* Africa faces lower output, disappointing bid rounds
* Changes include revisions to taxes and royalties
* Cheaper renewables, demand "peak" driving change
* Nigeria raised amount firms pay government for deepwater
By Libby George
CAPE TOWN, Nov 11 (Reuters) - Lower prices and increasing
competition for investment are driving many African states to
make it easier and cheaper for overseas companies to keep their
oil and gas output flowing.
From Ghana to Gabon, governments are adjusting terms to lure
picky investors who are also increasingly concerned about
long-term demand for fossil fuels as renewable energy gains
ground.
The shift follows declining oil production in Angola and
Cameroon and disappointing bid rounds in Ghana. It also marks an
recognition that the era of $100 per barrel oil is over.

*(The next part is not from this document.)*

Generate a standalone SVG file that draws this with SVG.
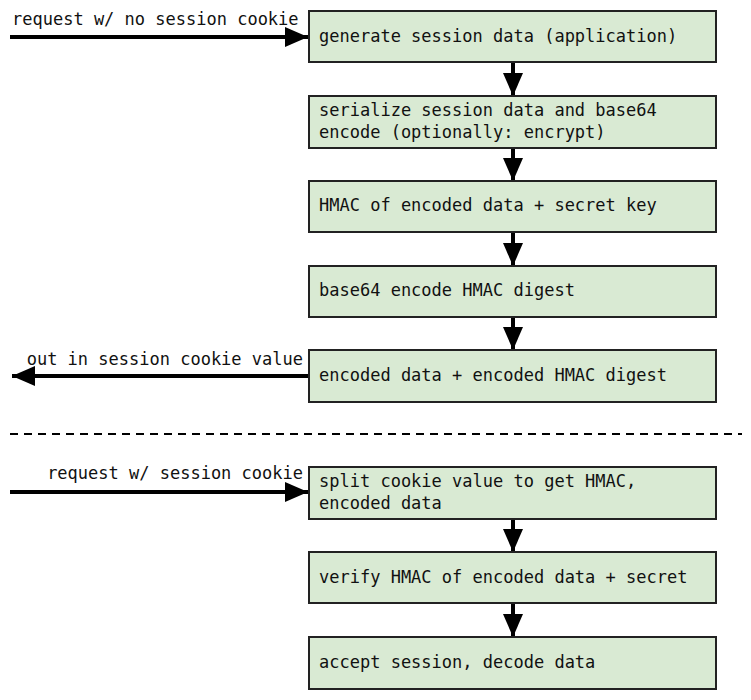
<svg xmlns="http://www.w3.org/2000/svg" width="751" height="700" viewBox="0 0 751 700">
<defs>
<marker id="ah" markerUnits="userSpaceOnUse" markerWidth="24" markerHeight="22" refX="23" refY="11" orient="auto">
<path d="M0,1 L23,11 L0,21 Z" fill="#000"/>
</marker>
<style>
.box{fill:#d9ead3;stroke:#222;stroke-width:2}
.t{font-family:"DejaVu Sans Mono","Liberation Mono",monospace;font-size:17px;fill:#111}
.c{stroke:#000;stroke-width:4;fill:none}
</style>
</defs>
<rect width="751" height="700" fill="#fff"/>
<g id="connectors">
<line class="c" x1="10" y1="37" x2="308" y2="37" marker-end="url(#ah)"/>
<line class="c" x1="309" y1="376" x2="12" y2="376" marker-end="url(#ah)"/>
<line class="c" x1="10" y1="492" x2="308" y2="492" marker-end="url(#ah)"/>
<line class="c" x1="513" y1="62" x2="513" y2="96" marker-end="url(#ah)"/>
<line class="c" x1="513" y1="148" x2="513" y2="181" marker-end="url(#ah)"/>
<line class="c" x1="513" y1="232" x2="513" y2="266" marker-end="url(#ah)"/>
<line class="c" x1="513" y1="317" x2="513" y2="350" marker-end="url(#ah)"/>
<line class="c" x1="513" y1="519" x2="513" y2="552" marker-end="url(#ah)"/>
<line class="c" x1="513" y1="603" x2="513" y2="637" marker-end="url(#ah)"/>
<line x1="10" y1="434" x2="742" y2="434" stroke="#000" stroke-width="2" stroke-dasharray="8,6"/>
<text class="t" x="12" y="25">request w/ no session cookie</text>
<text class="t" x="303" y="365" text-anchor="end">out in session cookie value</text>
<text class="t" x="303" y="479" text-anchor="end">request w/ session cookie</text>
</g>
<g id="n1"><rect class="box" x="309" y="11" width="407" height="51"/><text class="t" x="319" y="42">generate session data (application)</text></g>
<g id="n2"><rect class="box" x="309" y="96" width="407" height="52"/><text class="t" x="319" y="116">serialize session data and base64</text><text class="t" x="319" y="138">encode (optionally: encrypt)</text></g>
<g id="n3"><rect class="box" x="309" y="181" width="407" height="51"/><text class="t" x="319" y="211">HMAC of encoded data + secret key</text></g>
<g id="n4"><rect class="box" x="309" y="266" width="407" height="51"/><text class="t" x="319" y="296">base64 encode HMAC digest</text></g>
<g id="n5"><rect class="box" x="309" y="350" width="407" height="52"/><text class="t" x="319" y="381">encoded data + encoded HMAC digest</text></g>
<g id="n6"><rect class="box" x="309" y="467" width="407" height="52"/><text class="t" x="319" y="487">split cookie value to get HMAC,</text><text class="t" x="319" y="509">encoded data</text></g>
<g id="n7"><rect class="box" x="309" y="552" width="407" height="51"/><text class="t" x="319" y="583">verify HMAC of encoded data + secret</text></g>
<g id="n8"><rect class="box" x="309" y="637" width="407" height="52"/><text class="t" x="319" y="668">accept session, decode data</text></g>
</svg>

"Because of increased competition for investment in Africa,
we are changing our strategy," Mohammed Amin Adam, Ghana's
deputy minister for petroleum, said at last week's Africa Oil
Week in Cape Town.
Ghana's Adam was not alone in announcing plans to revise oil
and gas licensing laws in an effort to spur output. Ministers from Angola, Cameroon and Gabon also stressed
changes to legal and fiscal terms to boost their own production.
"We are aware that oil companies have to spend a lot of
money. That is why we are careful in the way we design our
(terms) to have it as a win-win," Gabon's petroleum minister
Noel Mboumba said at the event.
As renewables and efforts to cut fossil fuel consumption
gain ground, there are also growing concerns that the world will
not need all of Africa's oil. "We don't know how much new supply we're going to need. So
obviously everybody is going to have to be competitive for
that," Andrew Latham, vice president of global exploration at
Wood Mackenzie, said.
FRESH APPROACH
Ghana plans to allow companies more leeway in where and when
they can drill, while Angola is revising local content laws and
privatising oil assets. Cameroon's senate in April approved a reform to replace its
1999 petroleum code, sweetening tax terms for oil and condensate
development and allowing companies to recoup "exploration
expenses" from production sharing contracts.
Gabon revised its fiscal terms to reduce the government take
for shallow and deepwater concessions and increased the
cost-recover limits for companies.
But not all African producers are sweetening the deal.
Nigeria, the continent's largest producer, last week
increased the amount oil companies pay the government for
offshore production, while an overhaul of its oil and gas terms
has languished for more than a decade. Senate president Ahmad Lawan said the revisions would raise
revenue while allowing companies to make money - and the
government has promised to pass the broader bill next year.
Companies and analysts said reforms are needed. "The continent has to compete for capital with other areas,"
said Mike Sangster, head of Nigeria for French oil major Total.
"It's important that the regulators understand that."